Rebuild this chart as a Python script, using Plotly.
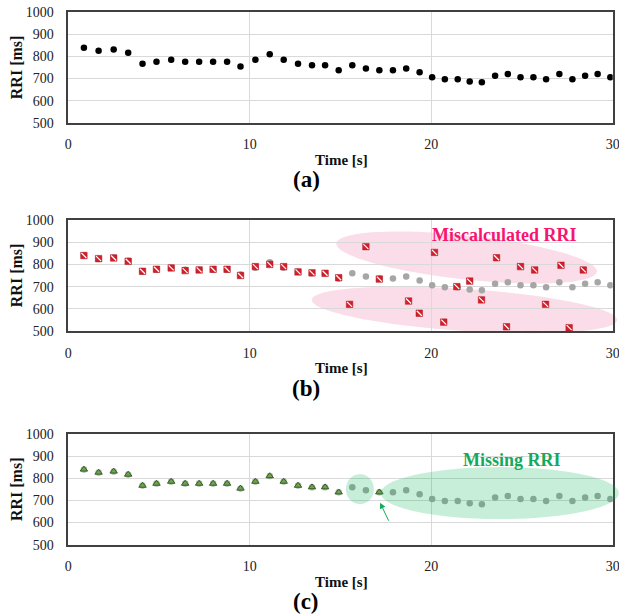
import numpy as np
import plotly.graph_objects as go

W, H = 619, 616

# ---------------- data ----------------
# (a) true RRI series: beat time [s] and RRI [ms]
t_orig = [0.86, 1.67, 2.50, 3.30, 4.09, 4.86, 5.67, 6.44, 7.21, 7.98,
          8.75, 9.49, 10.31, 11.10, 11.87, 12.66, 13.43, 14.15, 14.90, 15.65,
          16.40, 17.14, 17.89, 18.62, 19.36, 20.05, 20.75, 21.46, 22.12, 22.79,
          23.52, 24.22, 24.92, 25.63, 26.33, 27.06, 27.78, 28.48, 29.17, 29.87]
rri_orig = [840, 826, 831, 817, 767, 776, 785, 776, 776, 776,
            776, 754, 785, 810, 785, 767, 760, 760, 737, 760,
            746, 737, 737, 746, 728, 706, 697, 697, 687, 683,
            713, 720, 706, 706, 697, 720, 697, 713, 720, 706]

# (b) miscalculated RRI series
t_mis = [0.86, 1.67, 2.50, 3.30, 4.09, 4.86, 5.67, 6.44, 7.21, 7.98,
         8.75, 9.49, 10.31, 11.10, 11.87, 12.66, 13.43, 14.15, 14.90, 15.50,
         16.40, 17.14, 18.75, 19.34, 20.18, 20.69, 21.41, 22.12, 22.77, 23.60,
         24.15, 24.92, 25.70, 26.30, 27.15, 27.60, 28.38]
rri_mis = [840, 826, 829, 814, 769, 778, 784, 772, 775, 778,
           778, 750, 790, 800, 790, 766, 762, 760, 740, 620,
           880, 734, 635, 580, 854, 540, 700, 725, 640, 830,
           519, 790, 775, 620, 796, 515, 775]

# (c) detected RRI series (with missing beats)
t_det = [0.86, 1.67, 2.50, 3.30, 4.09, 4.86, 5.67, 6.44, 7.21, 7.98,
         8.75, 9.49, 10.31, 11.10, 11.87, 12.66, 13.43, 14.15, 14.90, 17.14]
rri_det = [840, 826, 831, 817, 767, 776, 785, 776, 776, 776,
           776, 754, 785, 810, 785, 767, 760, 760, 737, 737]

x_ticks = [0, 10, 20, 30]
y_ticks = [500, 600, 700, 800, 900, 1000]

# ---------------- layout geometry ----------------
XL, XR = 68.3, 612.7
PANELS = [(12.3, 122.7), (220.0, 331.0), (434.0, 544.7)]
FONT = "Liberation Serif"


def to_px(t, v, p):
    top, bot = PANELS[p]
    return XL + t / 30 * (XR - XL), bot - (v - 500) / 500 * (bot - top)


def ellipse_path(p, tc, vc, a, b, ang, n=90):
    cx, cy = to_px(tc, vc, p)
    th = np.linspace(0, 2 * np.pi, n)
    phi = np.radians(ang)
    xs = cx + a * np.cos(th) * np.cos(phi) - b * np.sin(th) * np.sin(phi)
    ys = cy + a * np.cos(th) * np.sin(phi) + b * np.sin(th) * np.cos(phi)
    pts = [f"{x / W:.5f},{1 - y / H:.5f}" for x, y in zip(xs, ys)]
    return "M " + " L ".join(pts) + " Z"


fig = go.Figure()

# (a)
fig.add_trace(go.Scatter(x=t_orig, y=rri_orig, mode="markers", xaxis="x", yaxis="y",
                         marker=dict(color="#000000", size=6.5), showlegend=False))
# (b)
fig.add_trace(go.Scatter(x=t_orig, y=rri_orig, mode="markers", xaxis="x2", yaxis="y2",
                         marker=dict(color="#A6A6A6", size=6.5), showlegend=False))
fig.add_trace(go.Scatter(x=t_mis, y=rri_mis, mode="markers", xaxis="x2", yaxis="y2",
                         marker=dict(color="#D21F2B", size=6.5, symbol="square",
                                     line=dict(color="#B0121C", width=0.5)),
                         showlegend=False))
fig.add_trace(go.Scatter(x=t_mis, y=rri_mis, mode="markers", xaxis="x2", yaxis="y2",
                         marker=dict(color="#FFFFFF", size=5, symbol="line-nw",
                                     line=dict(color="#FFFFFF", width=1.2)),
                         showlegend=False, hoverinfo="skip"))
# (c)
fig.add_trace(go.Scatter(x=t_orig, y=rri_orig, mode="markers", xaxis="x3", yaxis="y3",
                         marker=dict(color="#A6A6A6", size=6.5), showlegend=False))
fig.add_trace(go.Scatter(x=t_det, y=rri_det, mode="markers", xaxis="x3", yaxis="y3",
                         marker=dict(color="#6AA84F", size=6.5, symbol="triangle-up",
                                     line=dict(color="#375E1F", width=1)),
                         showlegend=False))

axis_common = dict(showgrid=True, gridcolor="#D9D9D9", gridwidth=1,
                   showline=True, mirror=True, linecolor="#404040", linewidth=1.5,
                   zeroline=False, ticks="", automargin=False,
                   ticklabeloverflow="allow",
                   tickfont=dict(family=FONT, size=14, color="#222222"))

layout = dict(width=W, height=H, margin=dict(l=0, r=0, t=0, b=0),
              paper_bgcolor="white", plot_bgcolor="rgba(0,0,0,0)",
              showlegend=False)

for i, (top, bot) in enumerate(PANELS):
    sx = "" if i == 0 else str(i + 1)
    layout["xaxis" + sx] = dict(axis_common, domain=[XL / W, XR / W], range=[0, 30],
                                tickvals=x_ticks, anchor="y" + sx, ticklabelstandoff=8)
    layout["yaxis" + sx] = dict(axis_common, domain=[1 - bot / H, 1 - top / H],
                                range=[500, 1000], tickvals=y_ticks, anchor="x" + sx,
                                ticklabelstandoff=10)

fig.update_layout(**layout)

# ---------------- highlight ellipses ----------------
shapes = [
    dict(type="path", xref="paper", yref="paper", layer="below",
         path=ellipse_path(1, 21.95, 831, 131, 22, 6.2),
         fillcolor="#FADDE8", line=dict(width=0)),
    dict(type="path", xref="paper", yref="paper", layer="below",
         path=ellipse_path(1, 21.83, 595, 153, 21, 3.8),
         fillcolor="#FADDE8", line=dict(width=0)),
    dict(type="path", xref="paper", yref="paper", layer="above",
         path=ellipse_path(2, 16.07, 751, 14, 15, 0),
         fillcolor="rgba(0,176,80,0.22)", line=dict(width=0)),
    dict(type="path", xref="paper", yref="paper", layer="above",
         path=ellipse_path(2, 23.78, 733, 119, 26, 0),
         fillcolor="rgba(0,176,80,0.22)", line=dict(width=0)),
]
fig.update_layout(shapes=shapes)

# ---------------- text ----------------
ann = []
for i, (top, bot) in enumerate(PANELS):
    ann.append(dict(text="<b>RRI [ms]</b>", textangle=-90, xref="paper", yref="paper",
                    x=16.7 / W, y=1 - (top + bot) / 2 / H, showarrow=False,
                    xanchor="center", yanchor="middle",
                    font=dict(family=FONT, size=16, color="#111111")))
for yy in [160, 368.3, 581.7]:
    ann.append(dict(text="<b>Time [s]</b>", xref="paper", yref="paper",
                    x=341.5 / W, y=1 - yy / H, showarrow=False,
                    xanchor="center", yanchor="middle",
                    font=dict(family=FONT, size=15, color="#111111")))
for lab, yy in zip(["(a)", "(b)", "(c)"], [180, 388.3, 601]):
    ann.append(dict(text=f"<b>{lab}</b>", xref="paper", yref="paper",
                    x=306 / W, y=1 - yy / H, showarrow=False,
                    xanchor="center", yanchor="middle",
                    font=dict(family=FONT, size=23, color="#000000")))
ann.append(dict(text="<b>Miscalculated RRI</b>", xref="paper", yref="paper",
                x=503.8 / W, y=1 - 235 / H, showarrow=False,
                xanchor="center", yanchor="middle",
                font=dict(family=FONT, size=18, color="#F7156F")))
ann.append(dict(text="<b>Missing RRI</b>", xref="paper", yref="paper",
                x=511.7 / W, y=1 - 459.5 / H, showarrow=False,
                xanchor="center", yanchor="middle",
                font=dict(family=FONT, size=18, color="#14A95B")))
ann.append(dict(text="", x=17.18, y=690, xref="x3", yref="y3",
                ax=9.3, ay=19.6, showarrow=True, arrowhead=2, arrowsize=1.2,
                arrowwidth=1, arrowcolor="#14A95B"))
fig.update_layout(annotations=ann)

fig.write_html("out.html")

□ □ □ □ □

Task goal » Return nothing but the lines running from the start of the data to the line with "713, 720, 706, 706, 697, 720, 697, 713, 720, 706]", please, both ends included and no pictures.

The result »
Rebuild this chart as a Python script, using Plotly.
import numpy as np
import plotly.graph_objects as go

W, H = 619, 616

# ---------------- data ----------------
# (a) true RRI series: beat time [s] and RRI [ms]
t_orig = [0.86, 1.67, 2.50, 3.30, 4.09, 4.86, 5.67, 6.44, 7.21, 7.98,
          8.75, 9.49, 10.31, 11.10, 11.87, 12.66, 13.43, 14.15, 14.90, 15.65,
          16.40, 17.14, 17.89, 18.62, 19.36, 20.05, 20.75, 21.46, 22.12, 22.79,
          23.52, 24.22, 24.92, 25.63, 26.33, 27.06, 27.78, 28.48, 29.17, 29.87]
rri_orig = [840, 826, 831, 817, 767, 776, 785, 776, 776, 776,
            776, 754, 785, 810, 785, 767, 760, 760, 737, 760,
            746, 737, 737, 746, 728, 706, 697, 697, 687, 683,
            713, 720, 706, 706, 697, 720, 697, 713, 720, 706]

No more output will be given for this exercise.